Well this has been fucking intense, excuse my french. I never thought in a thousand and eight years that I would ever be disabled. Yet, here I am. Unable to walk for the past four months. This journey is long and uncertain. I have had to dig in deep, deeper than I ever imagined.
After my accident I wrote about the harrowing experience of jumping into the Mediterranean Sea and breaking my ankle in this blog. Regretfully, I believed the doctor in Spain when he prescribed that I stay off of it completely, articulate 1000 times/day, then start rehab in two months. Since my first surgery I have had three reconstructive surgeries on my ankle, four in total.
Luckily, my surgeon here in Portland, Oregon is a genius and I believe he is able to salvage my limb. When I first crutched into his office I was six weeks post trauma, confused, emotional and presented with an infected non-union distal tibial pilon fracture, fibular fracture and exposed internal hardware. It was not good.
It is a long story of how I got there but suffice it to say that as I made my way back to my family in the USA I saw a number of doctors whom obviously didn't know how to treat, prescribe or advise me. The incredible man who is saving my foot now reminds me regularly to let the past go and focus on my future. He is right. What's done is done and there is nothing that will change what happened. Nothing.
I have heard of people breaking bones. From what I could tell they end up in a cast or I'd see them crutch by and eventually they heal and walk again. I naively thought it was going to be that simple for me. Have the surgery, lay low for a few months then BAM! get back to life. Little did I realize at the time that this is my life. And these are my lessons. And this is my fate. As heart breaking as it is some days this is my current reality and so I must face it.
To face my fear, weakness and insecurity is not something I like to do. It kinda makes my face wince.
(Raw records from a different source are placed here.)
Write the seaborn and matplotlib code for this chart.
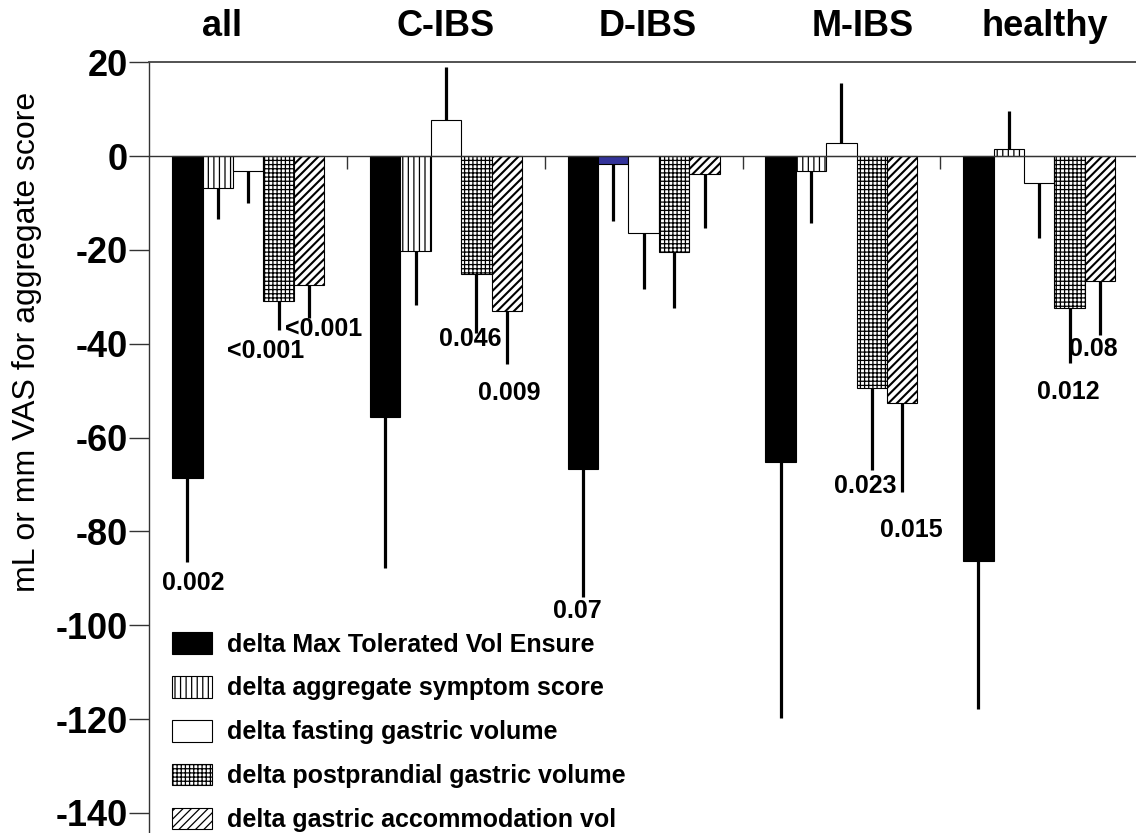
import numpy as np
import pandas as pd
import matplotlib
matplotlib.use("Agg")
import matplotlib.pyplot as plt
import matplotlib.transforms as mtransforms
from matplotlib.patches import Patch
import seaborn as sns

# ── data ──────────────────────────────────────────────────────────────────────
groups   = ["all", "C-IBS", "D-IBS", "M-IBS", "healthy"]
measures = ["delta Max Tolerated Vol Ensure",
            "delta aggregate symptom score",
            "delta fasting gastric volume",
            "delta postprandial gastric volume",
            "delta gastric accommodation vol"]

max_tol   = [-68.7, -55.6, -66.7, -65.3, -86.4]
symptom   = [-6.7, -20.3, -1.6, -3.1, 1.5]
fasting   = [-3.2, 7.8, -16.3, 2.9, -5.7]
postprand = [-30.8, -25.1, -20.4, -49.5, -32.4]
accommod  = [-27.5, -33.0, -3.8, -52.6, -26.6]

max_tol_err   = [17.9, 32.2, 27.2, 54.4, 31.4]
symptom_err   = [6.6, 11.4, 12.3, 11.2, 8.2]
fasting_err   = [6.8, 11.2, 12.1, 12.6, 11.8]
postprand_err = [6.2, 12.6, 12.0, 17.5, 11.6]
accommod_err  = [7.0, 11.4, 11.6, 19.0, 11.5]

p_values  = ["0.002", "<0.001", "<0.001", "0.046", "0.009",
             "0.07", "0.023", "0.015", "0.08", "0.012"]
p_groups  = ["all", "all", "all", "C-IBS", "C-IBS",
             "D-IBS", "M-IBS", "M-IBS", "healthy", "healthy"]
p_measure = [0, 3, 4, 3, 4, 0, 3, 4, 4, 3]

yticks = [20, 0, -20, -40, -60, -80, -100, -120, -140]

# ── layout / style ────────────────────────────────────────────────────────────
p_dx = [0.21, -0.43, 0.48, -0.19, 0.07, -0.19, -0.21, 0.29, -0.23, -0.03]  # bar widths
p_dy = [4.3, 4.5, 2.3, 1.3, 6.2, 3.0, 3.4, 8.2, 3.0, 6.2]                 # below error end
title_dx = [-0.86, 0.0, 0.14, 0.70, 0.19]                                  # bar widths

fills   = ["black", "white", "white", "white", "white"]
hatches = [None, "|||", None, "++++", "////"]

values = [max_tol, symptom, fasting, postprand, accommod]
errors = [max_tol_err, symptom_err, fasting_err, postprand_err, accommod_err]

rows = []
for m, vals in zip(measures, values):
    for g, v in zip(groups, vals):
        rows.append({"group": g, "measure": m, "value": v})
df = pd.DataFrame(rows)

sns.set_style("white")
plt.rcParams["font.family"] = ["Liberation Sans", "DejaVu Sans"]
plt.rcParams["axes.unicode_minus"] = False
plt.rcParams["hatch.linewidth"] = 0.9
for key in ["text.color", "axes.labelcolor", "xtick.color", "ytick.color"]:
    plt.rcParams[key] = "black"

W, H = 1136, 833
fig = plt.figure(figsize=(W / 100, H / 100), dpi=100)
ax = fig.add_axes([149.3 / W, 0, 988.75 / W, 770.7 / H])

group_width = 0.769
bw = group_width / len(measures)

sns.barplot(data=df, x="group", y="value", hue="measure",
            order=groups, hue_order=measures,
            palette=dict(zip(measures, fills)), saturation=1,
            width=group_width, edgecolor="black", linewidth=0.8,
            errorbar=None, legend=False, ax=ax, zorder=2)

for cont, hatch in zip(ax.containers, hatches):
    for bar in cont:
        if hatch:
            bar.set_hatch(hatch)
            if hatch == "////" and hasattr(bar, "set_hatch_linewidth"):
                bar.set_hatch_linewidth(1.5)

# the D-IBS symptom bar is drawn solid blue in the original
ax.containers[1][2].set_facecolor("#33339a")
ax.containers[1][2].set_hatch(None)

# one-sided error bars
for cont, vals, errs in zip(ax.containers, values, errors):
    xs = [b.get_x() + b.get_width() / 2 for b in cont]
    lower = [e if v < 0 else 0 for v, e in zip(vals, errs)]
    upper = [e if v >= 0 else 0 for v, e in zip(vals, errs)]
    ax.errorbar(xs, vals, yerr=[lower, upper], fmt="none",
                ecolor="black", elinewidth=2.3, capsize=0, zorder=3)

# p-values
for txt, g, mi, dx, dy in zip(p_values, p_groups, p_measure, p_dx, p_dy):
    gi = groups.index(g)
    bar = ax.containers[mi][gi]
    x = bar.get_x() + bar.get_width() / 2 + dx * bw
    y = values[mi][gi] - errors[mi][gi] - dy
    ax.text(x, y, txt, ha="center", va="center", fontsize=18,
            fontweight="bold", zorder=4)

# group titles above the frame
trans = mtransforms.blended_transform_factory(ax.transData, ax.transAxes)
for gi, (g, dx) in enumerate(zip(groups, title_dx)):
    ax.text(gi + dx * bw, 1.047, g, transform=trans, ha="center", va="center",
            fontsize=26, fontweight="bold", clip_on=False)

# axes
ax.set_xlim(-0.5, 4.5)
ax.set_ylim(-144.3, 20)
ax.set_yticks(yticks)
ax.set_yticklabels([str(t) for t in yticks], fontsize=26, fontweight="bold")
ax.set_xticks([0.5, 1.5, 2.5, 3.5])
ax.set_xticklabels([])
ax.set_xlabel("")
ax.tick_params(axis="y", direction="out", length=14.4, width=1, pad=1,
               color="#333333", left=True)
ax.tick_params(axis="x", direction="out", length=9.4, width=1,
               color="#333333", bottom=True, labelbottom=False)

ax.spines["bottom"].set_position(("data", 0))
ax.spines["bottom"].set_color("#333333")
ax.spines["bottom"].set_linewidth(1)
ax.spines["left"].set_color("#333333")
ax.spines["left"].set_linewidth(1)
ax.spines["top"].set_color("#444444")
ax.spines["top"].set_linewidth(1.3)
ax.spines["right"].set_visible(False)

ax.set_ylabel("mL or mm VAS for aggregate score", fontsize=23)
ax.yaxis.set_label_coords(-0.109, 0.637)

# legend
handles = [Patch(facecolor=f, edgecolor="black", hatch=h, linewidth=0.8)
           for f, h in zip(fills, hatches)]
ax.legend(handles, measures, loc="upper left",
          bbox_to_anchor=(0.0227, 0.2605), frameon=False,
          prop={"weight": "bold", "size": 18},
          handlelength=1.6, handleheight=0.95, handletextpad=0.62,
          labelspacing=0.78, borderpad=0, borderaxespad=0)

fig.savefig("out.png", dpi=100)
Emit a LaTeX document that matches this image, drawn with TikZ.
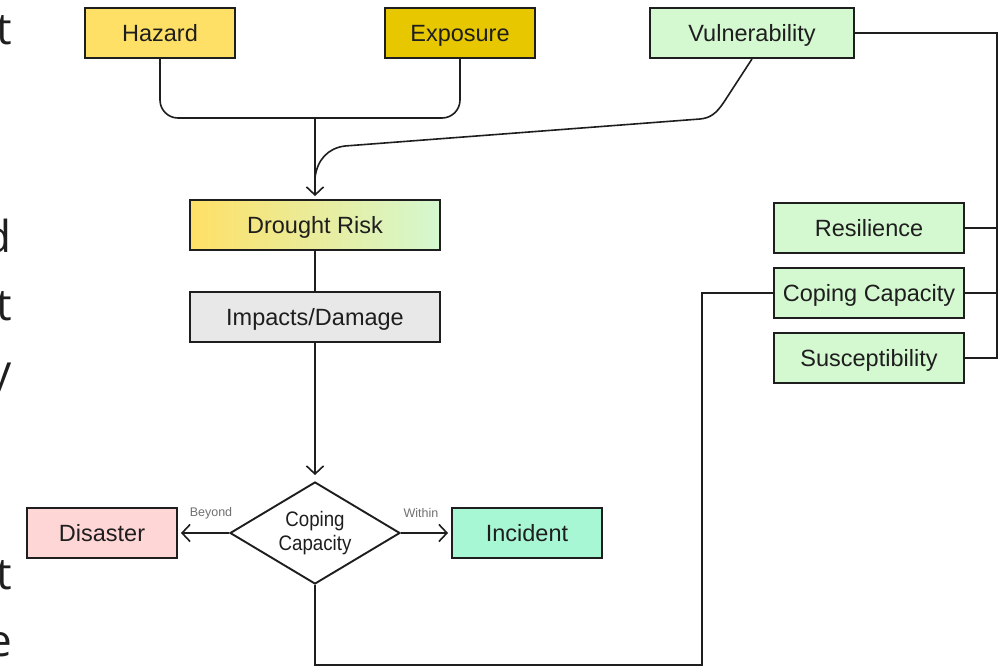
\documentclass[tikz,border=0pt]{standalone}
\usepackage{fontspec}
\setmainfont{Liberation Sans}
\newfontfamily\condfont{Liberation Sans}[FakeStretch=0.89]
\newfontfamily\edgefont{Open Sans}
\usetikzlibrary{shapes.geometric,arrows.meta}

\definecolor{hazardfill}{HTML}{FFE066}
\definecolor{exposurefill}{HTML}{E6C700}
\definecolor{vulnfill}{HTML}{D4F8D0}
\definecolor{impactfill}{HTML}{E8E8E8}
\definecolor{disasterfill}{HTML}{FFD6D6}
\definecolor{incidentfill}{HTML}{A8F7D4}
\definecolor{inkline}{HTML}{1E1E1E}
\definecolor{notegray}{HTML}{707070}

\begin{document}
\begin{tikzpicture}[x=1pt,y=-1pt,
  blk/.style={draw=inkline, line width=1.9pt, rectangle, inner sep=0pt,
    text=inkline, text height=17pt, text depth=0pt,
    font=\fontsize{23.5}{28}\selectfont},
  wide/.style={minimum width=150, minimum height=50},
  conn/.style={draw=inkline, line width=1.6pt},
  tip/.style={conn, -{Straight Barb[length=8pt,width=17pt]}},
  note/.style={text=notegray, font=\fontsize{12.5}{14}\selectfont, inner sep=0pt},
  edge/.style={anchor=base east, inner sep=0pt, text=inkline,
    font=\edgefont\fontsize{44}{50}\selectfont}]
\useasboundingbox (0,0) rectangle (999,666);
\fill[white] (0,0) rectangle (999,666);

% word endings of the neighbouring text column
\node[edge] (e1) at (12,45)  {t};
\node[edge] (e2) at (12,252) {d};
\node[edge] (e3) at (12,320) {t};
\node[edge] (e4) at (12,386) {y};
\node[edge] (e5) at (12,589) {t};
\node[edge] (e6) at (12,656) {e};

% drivers of risk
\node[blk, wide, fill=hazardfill] (haz) at (160,33) {Hazard};
\node[blk, wide, fill=exposurefill] (exp) at (460,33) {Exposure};
\node[blk, fill=vulnfill, minimum width=204, minimum height=50] (vul) at (752,33) {Vulnerability};

% components of vulnerability
\node[blk, fill=vulnfill, minimum width=190, minimum height=50] (res) at (869,228) {Resilience};
\node[blk, fill=vulnfill, minimum width=190, minimum height=50] (cop) at (869,293) {Coping Capacity};
\node[blk, fill=vulnfill, minimum width=190, minimum height=50] (sus) at (869,358) {Susceptibility};

% main chain
\node[blk, left color=hazardfill, right color=vulnfill, minimum width=250, minimum height=50] (dr) at (315,225) {Drought Risk};
\node[blk, fill=impactfill, minimum width=250, minimum height=50] (imp) at (315,317) {Impacts/Damage};
\node[draw=inkline, line width=1.9pt, diamond, aspect=1.667, fill=white, inner sep=0pt,
  minimum width=170, minimum height=102, align=center, text=inkline,
  font=\condfont\fontsize{21}{24}\selectfont] (dia) at (315,533) {Coping\\Capacity};
\node[blk, wide, fill=disasterfill] (dis) at (102,533) {Disaster};
\node[blk, wide, fill=incidentfill] (inc) at (527,533) {Incident};

% helper points
\coordinate (jn) at (315,118);
\coordinate (merge) at (315,178);
\coordinate (lowc) at (702,665);
\coordinate (busbot) at (997,358);

% hazard and exposure join
\draw[conn, rounded corners=18] (haz.south) |- (jn) -| (exp.south);
\draw[tip, shorten >=3pt] (jn) -- (dr.north);

% vulnerability feed
\draw[conn] (vul.south) -- (724,102) .. controls (716,114) and (710,118) .. (700,119)
  -- (345,146) .. controls (328,148) and (317,160) .. (merge);

% vulnerability bus
\draw[conn] (vul.east) -| (busbot) -- (sus.east);
\draw[conn] (res.east) -- (res.east -| busbot);
\draw[conn] (cop.east) -- (cop.east -| busbot);

% flow down the chain
\draw[conn] (dr.south) -- (imp.north);
\draw[tip, shorten >=6pt] (imp.south) -- (dia.north);
\draw[tip, shorten >=3pt] (dia.west) -- (dis.east);
\draw[tip, shorten >=3pt] (dia.east) -- (inc.west);
\node[note] (beyond) at (211,513) {Beyond};
\node[note] (within) at (421,513) {Within};

% feedback to coping capacity
\draw[conn] (dia.south) |- (lowc) |- (cop.west);
\end{tikzpicture}
\end{document}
I mean, really? really. Ok, fine. So I did and I am. What I am finding is both absolutely terrifying and uniquely liberating. After I woke up still drowsy from my second surgery I slowly became aware that my right foot had pins through my bones fixed to a steal cage called an Iliazarov apparatus. It was so big, heavy, awkward and wide like a cement brick that it took me a couple days to learn how to get myself to the toilet. I already managed to carefully navigate to the Komodo by my bed. For fuck sake! I was so graceful, strong and agile before. Humbling experience to say the least.
I was reduced to my greatest fear and had to sit with my whirling mind. My mind was like a mine field. Every thought was an explosion that threatened my sanity and polished veneer. I wondered how I would navigate such a scary, volatile and intangible terrain. I was quickly loosing my grip on reality, on who I thought I was and what I thought I was meant to do. I often felt like a trapped fox unable to move freely about the earth as I had come to love. Non of my maps worked, I was in uncharted territory. I had to forge a new path into a deeper unknown, a more essential domain.
It was a real struggle so I decided it was better to let everything go, drop any baggage from the past that I was carrying. It was too heavy and I knew I wouldn't need it where I was going. I had to loosen my grip on who I thought I was, untether my soul from the image I had constructed of myself, and release fundamental aspects of myself that I identified with but were no longer available to me.
All I really wanted to do was go back to that moment on the beach just before my life changed as I knew it and simply not jump. My mind replayed the perfect scenario where I packed up my towel, tied up my shoes, got back on the trail and ran back to where I had come from. I wanted to run away and not look back. I saw it in my mind a thousand times. If only I had...
But life isn't like that. Life isn't as forgiving as we would like it to be, so we have to forgive ourself. We have to be willing to look ourself in the eye and brave a new way forward. Life cuts both ways.